In an informal poll, several political consultants nominated Howard Dean as the candidate with the most unpresidential body language in recent years. After his disappointing third-place finish in the Iowa caucuses in 2004, Dean's red face and furious fist pumps accentuated his now infamous high-pitched yelp. What's known as the "I Have a Scream" speech damaged Dean's political brand because he came off as hotheaded, the very character flaw his opponents repeatedly drew attention to in the press when they tried to brand him as unstable.
Something in the way she moves
It's unlikely that Hillary Clinton will follow in Dean's missteps, but her inconsistent body language could still hurt her candidacy. Clinton is saddled with a reputation for blind ambition, and her gestures may lend credence to the belief that she'll try almost anything to get elected. Clinton can seem at ease one day (her body relaxed, smile blinding), angry the next (fists curled, arms pounding the air) and practiced as a flight attendant prepping for takeoff the day after that.
Alan Siegel, CEO of New York-based branding consultancy Siegel+Gale, believes the problem lies in her candidacy losing its aura of inevitability. "Going from a lead brand to a challenger brand or a fighting brand is not comfortable for her," he suggests. "Her body language reflects that."
Which isn't to say Clinton can't enliven a speech or a debate with effective gesturing. Greene credits Clinton with delivering a body-language tour de force during the Feb. 21 debate in Austin, Texas. She used at least 16 different facial and hand gestures in roughly three minutes, while speaking with passion about meeting wounded soldiers. Her hand motions ranged from a light slap on the desk to emphasize her respect for Senator Barack Obama to a prayer-like pose while articulating concerns for the American people. Greene called it her namaste gesture and "one of the most heartfelt moments of her campaign."
Clinton's past, present and possibly future competitors for the presidency also exhibit fluency as well as flaws in their body language. Greene faults Obama for sometimes slouching. "Obama is [usually] Lincolnesque in his posture," which helps brand him as a vibrant and commanding figure. "When he leans," adds Greene, "he hurts his brand."
But Obama's signature gesture could complement his image as a conciliator: He routinely emphasizes points in stump speeches with what might be called the Obama OK, the formation of a circle with the tip of the index finger and thumb while the pinkie, ring and middle fingers curve together below the circle. "By putting the two fingers together you avoid having the jabbing finger," says body language expert Dan Hill.
Senator John McCain suffered debilitating shoulder injuries during the Vietnam War, which limits his range of motion and likely explains his occasionally awkward hand movements. During debates, he seems most comfortable when he stabs the air or pounds the podium with his index finger. Those forceful gestures may prove to be a double-edged nonverbal sword. On the one hand, an economically troubled nation mired in an unpopular war might not be in the market for a military man. "McCain looks like a general, not a CEO," says Caroline Keating, professor of psychology at Colgate University. "If the economy is the main issue, then he faces difficulty."

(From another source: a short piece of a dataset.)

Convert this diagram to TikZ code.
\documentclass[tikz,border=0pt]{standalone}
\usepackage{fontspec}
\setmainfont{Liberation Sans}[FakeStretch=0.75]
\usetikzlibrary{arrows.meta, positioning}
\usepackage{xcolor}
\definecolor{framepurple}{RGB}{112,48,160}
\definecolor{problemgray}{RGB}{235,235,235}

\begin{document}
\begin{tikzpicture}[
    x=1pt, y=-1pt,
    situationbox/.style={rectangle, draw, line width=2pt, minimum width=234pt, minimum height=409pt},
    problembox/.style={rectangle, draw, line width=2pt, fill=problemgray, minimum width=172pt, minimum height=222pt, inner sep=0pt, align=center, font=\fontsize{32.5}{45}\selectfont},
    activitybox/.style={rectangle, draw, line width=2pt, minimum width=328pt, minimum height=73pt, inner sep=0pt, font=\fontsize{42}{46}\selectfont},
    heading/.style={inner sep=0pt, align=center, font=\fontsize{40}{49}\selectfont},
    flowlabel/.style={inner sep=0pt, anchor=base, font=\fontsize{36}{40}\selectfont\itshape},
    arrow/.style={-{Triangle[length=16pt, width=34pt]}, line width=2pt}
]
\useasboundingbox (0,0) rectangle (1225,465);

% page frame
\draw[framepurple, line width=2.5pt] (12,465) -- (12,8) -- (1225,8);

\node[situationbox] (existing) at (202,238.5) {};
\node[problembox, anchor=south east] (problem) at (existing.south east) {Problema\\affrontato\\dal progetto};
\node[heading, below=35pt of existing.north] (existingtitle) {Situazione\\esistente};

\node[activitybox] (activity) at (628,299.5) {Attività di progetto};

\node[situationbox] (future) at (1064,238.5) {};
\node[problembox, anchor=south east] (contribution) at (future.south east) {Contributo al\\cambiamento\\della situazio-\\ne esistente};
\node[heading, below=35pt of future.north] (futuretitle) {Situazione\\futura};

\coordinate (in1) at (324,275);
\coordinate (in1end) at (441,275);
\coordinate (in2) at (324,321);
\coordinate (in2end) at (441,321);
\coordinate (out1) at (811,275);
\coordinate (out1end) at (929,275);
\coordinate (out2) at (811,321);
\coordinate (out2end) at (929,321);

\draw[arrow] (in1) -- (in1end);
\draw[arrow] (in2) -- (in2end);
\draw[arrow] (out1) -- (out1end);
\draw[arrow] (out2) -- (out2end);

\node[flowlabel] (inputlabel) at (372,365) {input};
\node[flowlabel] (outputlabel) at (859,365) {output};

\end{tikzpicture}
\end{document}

On the other hand, the 71-year-old Arizona senator conveys vigor and authority, roaring, in the opinion of one media trainer, "I'm a military guy . . . and if we have to kick ass and take names, I'll kick ass and take names."

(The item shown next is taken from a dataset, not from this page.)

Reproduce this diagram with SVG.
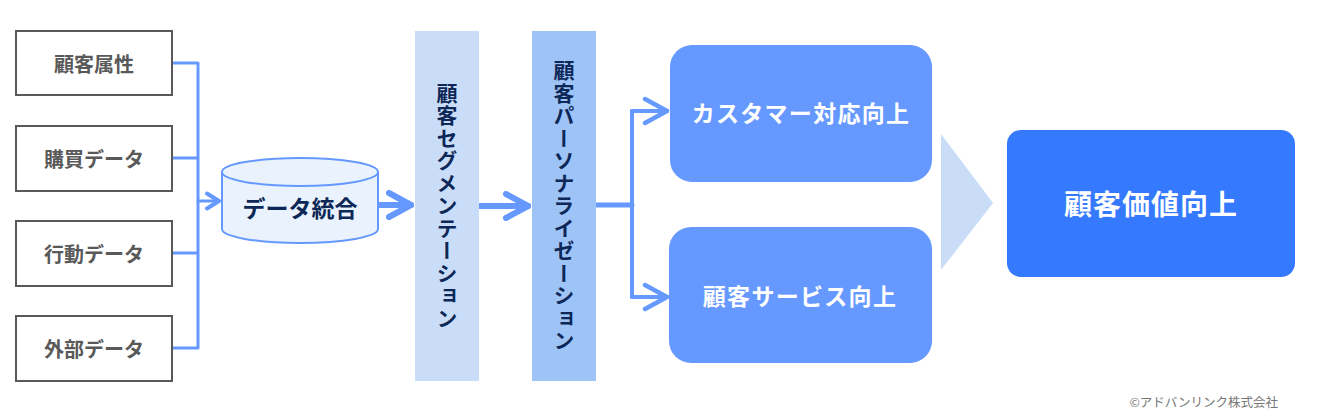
<svg xmlns="http://www.w3.org/2000/svg" width="1320" height="417" viewBox="0 0 1320 417">
<style>
.src rect{fill:#fff;stroke:#595959;stroke-width:2}
.src text{font-family:"Noto Sans CJK JP","Noto Sans",sans-serif;font-weight:700;font-size:20px;fill:#595959;text-anchor:middle;dominant-baseline:central}
.ln{fill:none;stroke:#6699ff;stroke-linecap:round;stroke-linejoin:round}
.vt{font-family:"Noto Sans CJK JP",sans-serif;font-weight:700;font-size:21px;fill:#0d2757;writing-mode:vertical-rl;text-anchor:middle;letter-spacing:1.5px}
.wt{font-family:"Noto Sans CJK JP",sans-serif;font-weight:700;fill:#fff;text-anchor:middle;dominant-baseline:central}
</style>
<defs>
<marker id="chevS" viewBox="0 0 20 20" markerWidth="20" markerHeight="20" refX="17" refY="10" orient="auto" markerUnits="userSpaceOnUse">
<path d="M5 2.5 L17 10 L5 17.5" fill="none" stroke="#6699ff" stroke-width="4" stroke-linecap="round" stroke-linejoin="round"/>
</marker>
<marker id="chevM" viewBox="0 0 30 30" markerWidth="30" markerHeight="30" refX="26" refY="15" orient="auto" markerUnits="userSpaceOnUse">
<path d="M4 3 L26 15 L4 27" fill="none" stroke="#6699ff" stroke-width="4.5" stroke-linecap="round" stroke-linejoin="round"/>
</marker>
<marker id="chevL" viewBox="0 0 30 30" markerWidth="30" markerHeight="30" refX="26" refY="15" orient="auto" markerUnits="userSpaceOnUse">
<path d="M4 3 L26 15 L4 27" fill="none" stroke="#6699ff" stroke-width="6" stroke-linecap="round" stroke-linejoin="round"/>
</marker>
</defs>
<rect width="1320" height="417" fill="#fff"/>
<g id="connectors">
<path class="ln" stroke-width="3" d="M172 63 H198 V348 H172 M172 158 H198 M172 253 H198"/>
<path class="ln" stroke-width="3" d="M198 201 H219" marker-end="url(#chevS)"/>
<path class="ln" stroke-width="6" d="M379 205 H411" marker-end="url(#chevL)"/>
<path class="ln" stroke-width="6" d="M480 206 H528" marker-end="url(#chevL)"/>
<path class="ln" stroke-width="5" d="M597 205 H632"/>
<path class="ln" stroke-width="4" d="M632 111 V297"/>
<path class="ln" stroke-width="4" d="M632 111 H667" marker-end="url(#chevM)"/>
<path class="ln" stroke-width="4" d="M632 297 H667" marker-end="url(#chevM)"/>
</g>
<g id="n-attr" class="src"><rect x="16" y="31" width="156" height="64"/><text x="94" y="63">顧客属性</text></g>
<g id="n-buy" class="src"><rect x="16" y="126" width="156" height="65"/><text x="94" y="158">購買データ</text></g>
<g id="n-act" class="src"><rect x="16" y="221" width="156" height="65"/><text x="94" y="253">行動データ</text></g>
<g id="n-ext" class="src"><rect x="16" y="316" width="156" height="65"/><text x="94" y="348">外部データ</text></g>
<g id="n-db">
<path d="M222 172 V229 A78 14 0 0 0 378 229 V172" fill="#eaf3fd" stroke="#6699ff" stroke-width="2"/>
<ellipse cx="300" cy="172" rx="78" ry="14" fill="#eaf3fd" stroke="#6699ff" stroke-width="2"/>
<text x="300" y="207" class="wt" style="fill:#0d2757;font-size:23px">データ統合</text>
</g>
<g id="n-seg">
<rect x="415" y="31" width="64" height="350" fill="#c9ddf9"/>
<text x="447" y="206" class="vt">顧客セグメンテーション</text>
</g>
<g id="n-pers">
<rect x="532" y="31" width="64" height="350" fill="#9ec4f7"/>
<text x="564" y="206" class="vt">顧客パーソナライゼーション</text>
</g>
<g id="n-cust">
<rect x="670" y="45" width="262" height="137" rx="22" fill="#6699ff"/>
<text x="801" y="112" class="wt" style="font-size:23px;letter-spacing:1.3px">カスタマー対応向上</text>
</g>
<g id="n-serv">
<rect x="669" y="227" width="263" height="136" rx="22" fill="#6699ff"/>
<text x="800" y="295" class="wt" style="font-size:23px;letter-spacing:1.3px">顧客サービス向上</text>
</g>
<g id="n-arrow">
<polygon points="941,134 993,203 941,270" fill="#c9ddf9"/>
</g>
<g id="n-value">
<rect x="1007" y="130" width="288" height="147" rx="14" fill="#3579ff"/>
<text x="1151" y="203" class="wt" style="font-size:28px;letter-spacing:1px">顧客価値向上</text>
</g>
<text x="1278" y="401" font-family="'Noto Sans CJK JP',sans-serif" font-size="12.5" fill="#777" text-anchor="end" dominant-baseline="central">©アドバンリンク株式会社</text>
</svg>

His arsenal of gestures contrasts with that of his vanquished foe Mitt Romney, says Keating: "When Mitt Romney was attacked during Republican debates . . . he would defend himself [verbally]. You know what he would do with his hands? They were folded together on the table, and it did not appear that he was really defending himself. Why wasn't he pointing? Why wasn't he gesturing? His words were strong and his body language was not."
You get the point
Research supports the premise that our leaders' movements can move voters.

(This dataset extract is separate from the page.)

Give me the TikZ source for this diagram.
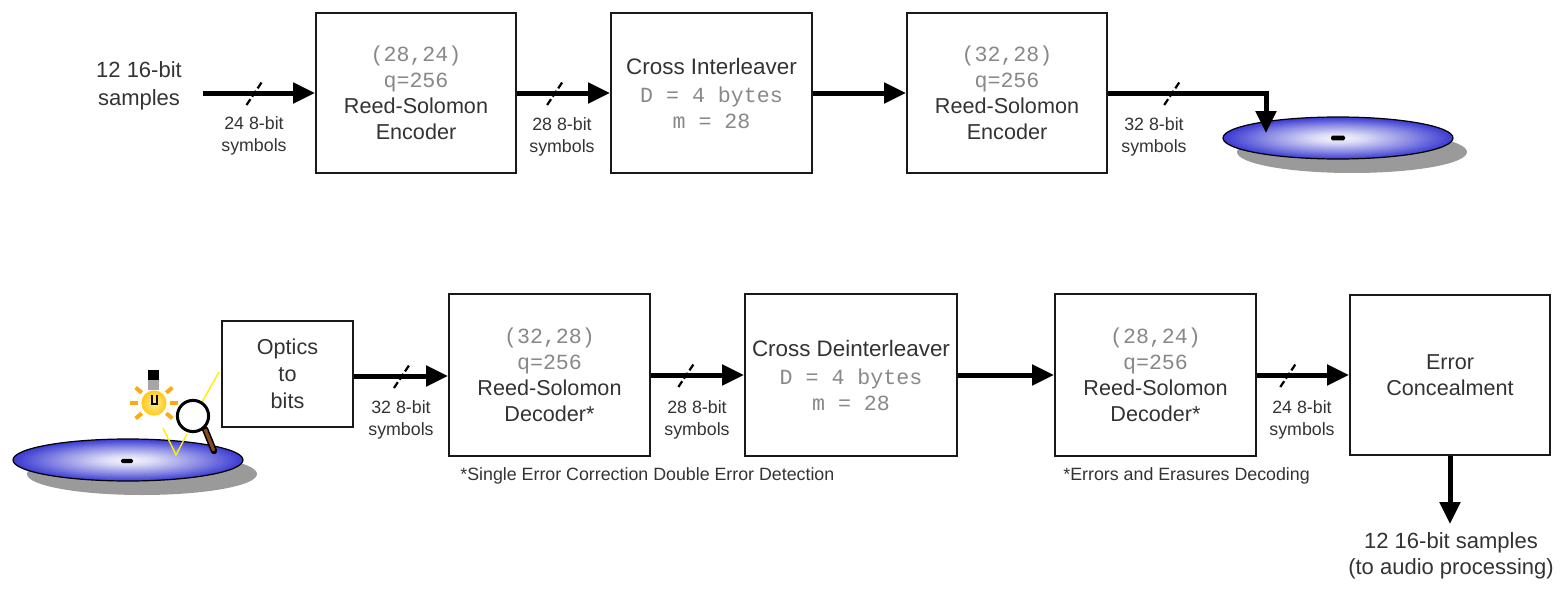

Albert Mehrabian, professor emeritus of psychology at UCLA and a renowned scholar of gestures, found that we derive nearly eight times more meaning from nonverbal cues than we do from words alone.
Another prominent scholar, Geoffrey Beattie, dean of psychological sciences at the University of Manchester in England, conducted a 2005 study comparing two television commercials for a fictitious fruit-flavored soft drink. One ad featured a voiceover and imagery. The second relied on visuals of the product and an actor using iconic hand gestures.
The spots were intended to impart the product's three key attributes, as detailed in the British Journal of Psychology: "The gestures represented that the fruit used was 'fresh' (hands are together in front of chest, they move away from each other abruptly as fingers stretch and become wide apart), that 'everyone' was drinking it (right hand and arm move away from the body making a large sweeping movement) and the 'size' of the bottle (hands move towards each other until they represent the size of the bottle)."
Viewers of the commercial with hand gestures remembered the three core attributes of the product far more easily than viewers of the voiceover commercial. Beattie hypothesizes that the same dynamic works in the political arena: "Because you are accompanying speech with an image, it helps you remember the political message much more effectively. If you just have speech alone, your memory decays considerably over a three-month period."
None of this surprises neuroscientist Spencer Kelly of Colgate University, who believes that gestures likely activate the brain's mirror neuron system that causes us to actually feel emotions that others act out. "When you see someone fist pump, you almost simulate the fist pump yourself," Kelly says. "That kind of emotional contagion is fast, automatic, unconscious and politicians are exploiting it. I don't know if they know the science, but it's smart because it works. We might distrust political words, but we're wired to connect to their actions."